There are no laws against having prejudices or changing them.  One can say there are ethics pertaining to these things but then again these are seldom powerful enough to impose limiting clauses.  We have to accept the reality that while it can be hard to forgive someone else, there’s nothing easier than forgiving ourselves.  Fooling others is difficult but self-delusion is the easiest thing on earth.  Especially in public.  Once you are at home, in bed for example, right and wrong come to interrogate, haunt and torture. Out there in ‘society’, one has to act virtuous.  And, as is always the case when it comes to acting, you’ve got to get inside the part, you have to rehearse ‘virtuous’ at least in appearance since in substance you cannot (just like on stage; you are no prince, but you have to look and act ‘prince’ in Hamlet). 

None of this should bother anyone except when such prejudice-shifts impact others, a whole lot of others.  It is not about someone falling in love, deciding that the object of love was not what he/she appeared to be at first, falling out of love consequently and falling in love (with someone else) thereafter.  Such prejudice-change is understandable, common and eminently defensible on all counts. Then again, there are situations, where people assert certain positions, realize that the costs of assertion outweigh benefit (to self that is, and not society) and rearrange parameters to effect location-change.  In other words, move to a more comfortable and comforting place. 

When the issue is public or refers to a larger collective than say ‘circle of friends’ or a love-situation, then others need to be wary. They need to keep watch. They need to note argument-shift, the dropping of names, the failure to mention certain things and the inexplicable negligence of pertinent fact. When prejudices promote certain policies over others, push for certain outcomes over others, the privileging of particular social class over other etc., their shifting/rearrangement need to be viewed soberly. It’s not like lover-changing. 

The interesting thing is that in appearance, the two sets of procedure (lover-change and policy-preference shift) are similar.  There’s the classic and time-tested method of avoiding eye contact, obtained best by absenting oneself from the object that is sought to be avoided.  If, on the other hand, you can’t be avoided, then one can discern a certain dodgy-element in eye and conduct.  If you manage to button-hole the person, a lot of babbling results, typically with a slew of big words no one understands, a lot of technicalities and verbal somersaults. 

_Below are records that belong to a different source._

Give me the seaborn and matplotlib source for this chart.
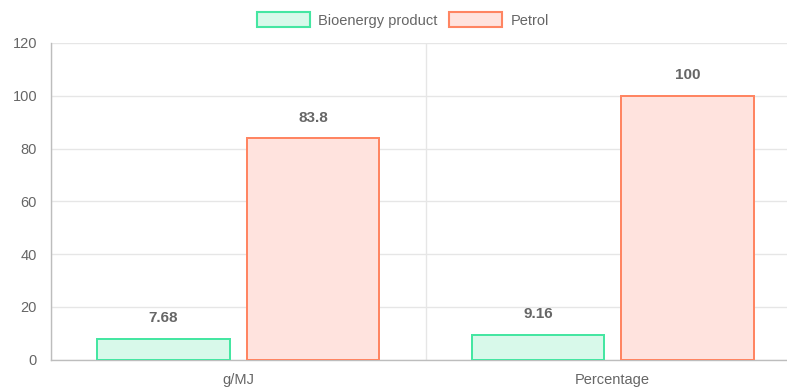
import matplotlib
matplotlib.use("Agg")
import matplotlib.pyplot as plt
import seaborn as sns
import pandas as pd
from matplotlib.patches import Patch

# Values per unit and fuel type
categories = ["g/MJ", "Percentage"]
series_names = ["Bioenergy product", "Petrol"]
bioenergy = [7.68, 9.16]
petrol = [83.8, 100]
y_ticks = [0, 20, 40, 60, 80, 100, 120]

edge_colors = {"Bioenergy product": "#45e6a2", "Petrol": "#ff8562"}
fill_colors = {"Bioenergy product": "#d8f9ea", "Petrol": "#ffe3de"}

df = pd.DataFrame({
    "category": categories * 2,
    "series": [series_names[0]] * len(categories) + [series_names[1]] * len(categories),
    "value": bioenergy + petrol,
})

sns.set_style("white")
plt.rcParams["font.family"] = ["Liberation Sans", "DejaVu Sans"]
text_color = "#666666"
grid_color = "#e6e6e6"
axis_color = "#bdbdbd"

W, H = 787, 390
fig = plt.figure(figsize=(W / 100, H / 100), dpi=100)
x0, x1, y_top, y_bot = 51, 800, 43, 359.5
ax = fig.add_axes([x0 / W, (H - y_bot) / H, (x1 - x0) / W, (y_bot - y_top) / H])

sns.barplot(data=df, x="category", y="value", hue="series", order=categories,
            hue_order=series_names, palette=fill_colors, width=0.8, gap=0.115,
            linewidth=2 * 72 / 100, ax=ax, legend=False, zorder=3)

# outline each bar in its series colour and print its value above it
for cont, name in zip(ax.containers, series_names):
    for patch in cont:
        patch.set_edgecolor(edge_colors[name])
        patch.set_facecolor(fill_colors[name])
    ax.bar_label(cont, labels=[f"{v:g}" for v in cont.datavalues], padding=10,
                 fontsize=11, fontweight="bold", color=text_color)

ax.set_xlim(-0.5, 1.5)
ax.set_ylim(0, 120)
ax.set_yticks(y_ticks)
ax.set_xlabel("")
ax.set_ylabel("")

# category boundaries as vertical grid lines, labels centred between them
ax.set_xticks([-0.5, 0.5, 1.5])
ax.set_xticklabels([])
ax.set_xticks([0, 1], minor=True)
ax.set_xticklabels(categories, minor=True)
ax.tick_params(axis="x", which="major", length=9.5, width=1, color=grid_color, direction="out")
ax.tick_params(axis="x", which="minor", length=0, pad=10, labelsize=10.5, labelcolor=text_color)
ax.tick_params(axis="y", length=7.5, width=1, color=grid_color, pad=2.5,
               labelsize=10.5, labelcolor=text_color)

ax.grid(True, which="major", axis="both", color=grid_color, linewidth=1, zorder=0)
ax.set_axisbelow(True)
for side in ["top", "right"]:
    ax.spines[side].set_visible(False)
for side in ["left", "bottom"]:
    ax.spines[side].set_color(axis_color)
    ax.spines[side].set_linewidth(1)

# legend across the top
handles = [Patch(facecolor=fill_colors[n], edgecolor=edge_colors[n], linewidth=1.5) for n in series_names]
fig.legend(handles, series_names, loc="center", bbox_to_anchor=(403 / W, 1 - 20 / H),
           ncol=2, frameon=False, fontsize=10.5, labelcolor=text_color,
           handlelength=3.6, handleheight=1.2, handletextpad=0.6, columnspacing=0.8)

fig.savefig("out.png", dpi=100)
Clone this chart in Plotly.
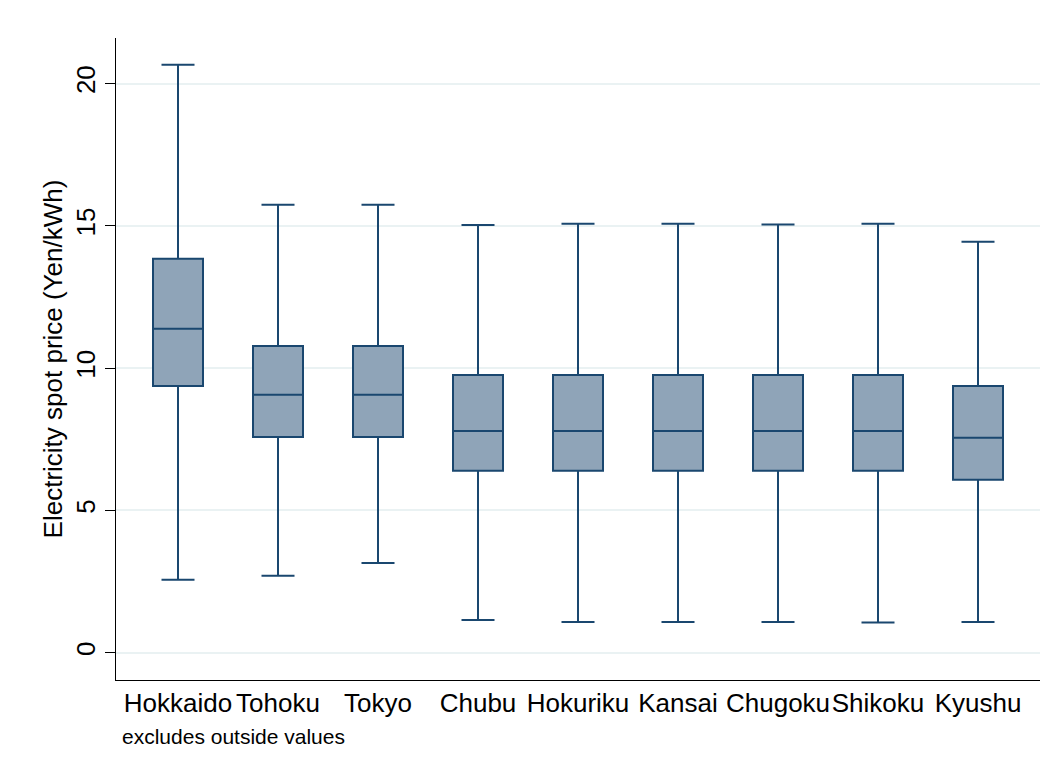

Once it is established that prejudices have been rearranged, it is easy to operate. You have to know when and where you can get played out and identifying the player is the first step in minimizing negative fallout.  The more important thing is to identify the shifter early.  You have to read the signs.  You can tell, generally, when your lover is on his/her way out of your life or when he/she is pushing you out of heart and life.  Think about it. The signs are not too different.  Avoidance.  Blaming. Justification of that which is unthinkable.  Shift in hangout-choice.  Shift in vocabulary. Facial expressions.  Degree of comfort in different kinds of company.  Difference in preferred distance. 

When people rearrange their prejudices, contrary to what William James said, they don’t think they are thinking, they WANT us to believe that they are in ‘thinking mode’.   When others rearrange prejudices, we need to take note. We need to think.